• [To be done] Transcribe every line exactly. Leave the pictures behind.
-- start Source data --
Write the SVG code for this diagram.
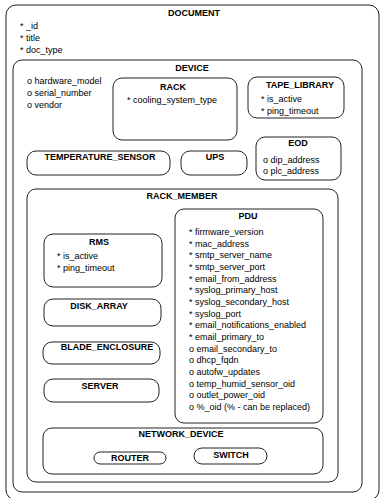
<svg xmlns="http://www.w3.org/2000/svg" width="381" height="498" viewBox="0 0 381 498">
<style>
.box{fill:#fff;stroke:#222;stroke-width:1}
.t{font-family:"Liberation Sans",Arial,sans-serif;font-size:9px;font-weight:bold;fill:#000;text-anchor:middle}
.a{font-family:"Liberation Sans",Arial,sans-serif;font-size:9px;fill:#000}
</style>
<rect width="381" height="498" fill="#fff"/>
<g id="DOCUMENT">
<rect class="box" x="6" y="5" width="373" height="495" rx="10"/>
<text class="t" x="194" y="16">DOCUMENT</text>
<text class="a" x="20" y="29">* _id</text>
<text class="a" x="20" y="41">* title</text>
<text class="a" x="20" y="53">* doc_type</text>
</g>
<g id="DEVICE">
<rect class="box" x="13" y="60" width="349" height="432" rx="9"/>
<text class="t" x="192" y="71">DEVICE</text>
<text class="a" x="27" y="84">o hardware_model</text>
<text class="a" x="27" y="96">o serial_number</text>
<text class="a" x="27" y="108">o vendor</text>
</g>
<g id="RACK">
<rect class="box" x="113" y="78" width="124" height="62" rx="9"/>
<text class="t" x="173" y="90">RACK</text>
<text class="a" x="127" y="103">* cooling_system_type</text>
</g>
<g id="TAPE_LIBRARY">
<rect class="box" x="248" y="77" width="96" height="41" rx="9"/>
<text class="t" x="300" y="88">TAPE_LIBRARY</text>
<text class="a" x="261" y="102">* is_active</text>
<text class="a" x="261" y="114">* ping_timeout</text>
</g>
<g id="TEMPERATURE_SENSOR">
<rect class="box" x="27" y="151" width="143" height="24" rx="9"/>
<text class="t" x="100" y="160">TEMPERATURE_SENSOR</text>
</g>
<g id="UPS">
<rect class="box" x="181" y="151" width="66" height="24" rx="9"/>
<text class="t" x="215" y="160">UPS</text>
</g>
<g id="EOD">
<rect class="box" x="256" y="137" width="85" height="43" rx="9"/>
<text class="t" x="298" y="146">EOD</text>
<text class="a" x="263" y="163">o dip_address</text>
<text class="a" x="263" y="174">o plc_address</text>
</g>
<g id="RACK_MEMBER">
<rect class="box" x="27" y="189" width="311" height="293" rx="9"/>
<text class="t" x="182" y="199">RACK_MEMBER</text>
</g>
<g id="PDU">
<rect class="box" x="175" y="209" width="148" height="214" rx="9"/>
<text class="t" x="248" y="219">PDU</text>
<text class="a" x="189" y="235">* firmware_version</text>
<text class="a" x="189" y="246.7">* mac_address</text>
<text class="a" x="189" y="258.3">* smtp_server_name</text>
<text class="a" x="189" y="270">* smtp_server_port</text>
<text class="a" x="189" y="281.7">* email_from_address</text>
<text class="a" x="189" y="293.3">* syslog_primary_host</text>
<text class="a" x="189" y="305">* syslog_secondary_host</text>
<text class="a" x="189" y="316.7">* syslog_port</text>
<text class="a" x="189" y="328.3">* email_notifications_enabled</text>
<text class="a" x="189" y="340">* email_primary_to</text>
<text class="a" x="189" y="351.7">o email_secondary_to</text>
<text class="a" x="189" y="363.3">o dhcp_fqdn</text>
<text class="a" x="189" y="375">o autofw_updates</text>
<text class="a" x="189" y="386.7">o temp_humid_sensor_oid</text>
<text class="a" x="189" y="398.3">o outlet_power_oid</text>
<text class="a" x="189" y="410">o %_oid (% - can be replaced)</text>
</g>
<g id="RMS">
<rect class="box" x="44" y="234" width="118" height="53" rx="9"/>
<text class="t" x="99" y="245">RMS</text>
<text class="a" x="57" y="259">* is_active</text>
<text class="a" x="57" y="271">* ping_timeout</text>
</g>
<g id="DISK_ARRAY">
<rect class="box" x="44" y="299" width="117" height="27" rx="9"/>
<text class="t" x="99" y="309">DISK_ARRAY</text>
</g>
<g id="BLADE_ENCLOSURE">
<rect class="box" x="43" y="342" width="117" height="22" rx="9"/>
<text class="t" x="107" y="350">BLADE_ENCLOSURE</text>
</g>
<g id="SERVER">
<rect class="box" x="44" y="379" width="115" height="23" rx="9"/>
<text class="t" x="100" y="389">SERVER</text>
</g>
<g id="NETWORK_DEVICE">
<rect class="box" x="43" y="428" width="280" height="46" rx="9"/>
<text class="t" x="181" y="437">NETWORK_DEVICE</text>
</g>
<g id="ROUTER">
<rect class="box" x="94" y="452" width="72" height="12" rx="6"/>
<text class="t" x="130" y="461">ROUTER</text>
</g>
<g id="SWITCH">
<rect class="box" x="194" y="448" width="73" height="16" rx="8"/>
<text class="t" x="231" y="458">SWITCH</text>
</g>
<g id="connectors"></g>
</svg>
-- end Source data --
• [Exercise solution]
Write the SVG code for this diagram.
<svg xmlns="http://www.w3.org/2000/svg" width="381" height="498" viewBox="0 0 381 498">
<style>
.box{fill:#fff;stroke:#222;stroke-width:1}
.t{font-family:"Liberation Sans",Arial,sans-serif;font-size:9px;font-weight:bold;fill:#000;text-anchor:middle}
.a{font-family:"Liberation Sans",Arial,sans-serif;font-size:9px;fill:#000}
</style>
<rect width="381" height="498" fill="#fff"/>
<g id="DOCUMENT">
<rect class="box" x="6" y="5" width="373" height="495" rx="10"/>
<text class="t" x="194" y="16">DOCUMENT</text>
<text class="a" x="20" y="29">* _id</text>
<text class="a" x="20" y="41">* title</text>
<text class="a" x="20" y="53">* doc_type</text>
</g>
<g id="DEVICE">
<rect class="box" x="13" y="60" width="349" height="432" rx="9"/>
<text class="t" x="192" y="71">DEVICE</text>
<text class="a" x="27" y="84">o hardware_model</text>
<text class="a" x="27" y="96">o serial_number</text>
<text class="a" x="27" y="108">o vendor</text>
</g>
<g id="RACK">
<rect class="box" x="113" y="78" width="124" height="62" rx="9"/>
<text class="t" x="173" y="90">RACK</text>
<text class="a" x="127" y="103">* cooling_system_type</text>
</g>
<g id="TAPE_LIBRARY">
<rect class="box" x="248" y="77" width="96" height="41" rx="9"/>
<text class="t" x="300" y="88">TAPE_LIBRARY</text>
<text class="a" x="261" y="102">* is_active</text>
<text class="a" x="261" y="114">* ping_timeout</text>
</g>
<g id="TEMPERATURE_SENSOR">
<rect class="box" x="27" y="151" width="143" height="24" rx="9"/>
<text class="t" x="100" y="160">TEMPERATURE_SENSOR</text>
</g>
<g id="UPS">
<rect class="box" x="181" y="151" width="66" height="24" rx="9"/>
<text class="t" x="215" y="160">UPS</text>
</g>
<g id="EOD">
<rect class="box" x="256" y="137" width="85" height="43" rx="9"/>
<text class="t" x="298" y="146">EOD</text>
<text class="a" x="263" y="163">o dip_address</text>
<text class="a" x="263" y="174">o plc_address</text>
</g>
<g id="RACK_MEMBER">
<rect class="box" x="27" y="189" width="311" height="293" rx="9"/>
<text class="t" x="182" y="199">RACK_MEMBER</text>
</g>
<g id="PDU">
<rect class="box" x="175" y="209" width="148" height="214" rx="9"/>
<text class="t" x="248" y="219">PDU</text>
<text class="a" x="189" y="235">* firmware_version</text>
<text class="a" x="189" y="246.7">* mac_address</text>
<text class="a" x="189" y="258.3">* smtp_server_name</text>
<text class="a" x="189" y="270">* smtp_server_port</text>
<text class="a" x="189" y="281.7">* email_from_address</text>
<text class="a" x="189" y="293.3">* syslog_primary_host</text>
<text class="a" x="189" y="305">* syslog_secondary_host</text>
<text class="a" x="189" y="316.7">* syslog_port</text>
<text class="a" x="189" y="328.3">* email_notifications_enabled</text>
<text class="a" x="189" y="340">* email_primary_to</text>
<text class="a" x="189" y="351.7">o email_secondary_to</text>
<text class="a" x="189" y="363.3">o dhcp_fqdn</text>
<text class="a" x="189" y="375">o autofw_updates</text>
<text class="a" x="189" y="386.7">o temp_humid_sensor_oid</text>
<text class="a" x="189" y="398.3">o outlet_power_oid</text>
<text class="a" x="189" y="410">o %_oid (% - can be replaced)</text>
</g>
<g id="RMS">
<rect class="box" x="44" y="234" width="118" height="53" rx="9"/>
<text class="t" x="99" y="245">RMS</text>
<text class="a" x="57" y="259">* is_active</text>
<text class="a" x="57" y="271">* ping_timeout</text>
</g>
<g id="DISK_ARRAY">
<rect class="box" x="44" y="299" width="117" height="27" rx="9"/>
<text class="t" x="99" y="309">DISK_ARRAY</text>
</g>
<g id="BLADE_ENCLOSURE">
<rect class="box" x="43" y="342" width="117" height="22" rx="9"/>
<text class="t" x="107" y="350">BLADE_ENCLOSURE</text>
</g>
<g id="SERVER">
<rect class="box" x="44" y="379" width="115" height="23" rx="9"/>
<text class="t" x="100" y="389">SERVER</text>
</g>
<g id="NETWORK_DEVICE">
<rect class="box" x="43" y="428" width="280" height="46" rx="9"/>
<text class="t" x="181" y="437">NETWORK_DEVICE</text>
</g>
<g id="ROUTER">
<rect class="box" x="94" y="452" width="72" height="12" rx="6"/>
<text class="t" x="130" y="461">ROUTER</text>
</g>
<g id="SWITCH">
<rect class="box" x="194" y="448" width="73" height="16" rx="8"/>
<text class="t" x="231" y="458">SWITCH</text>
</g>
<g id="connectors"></g>
</svg>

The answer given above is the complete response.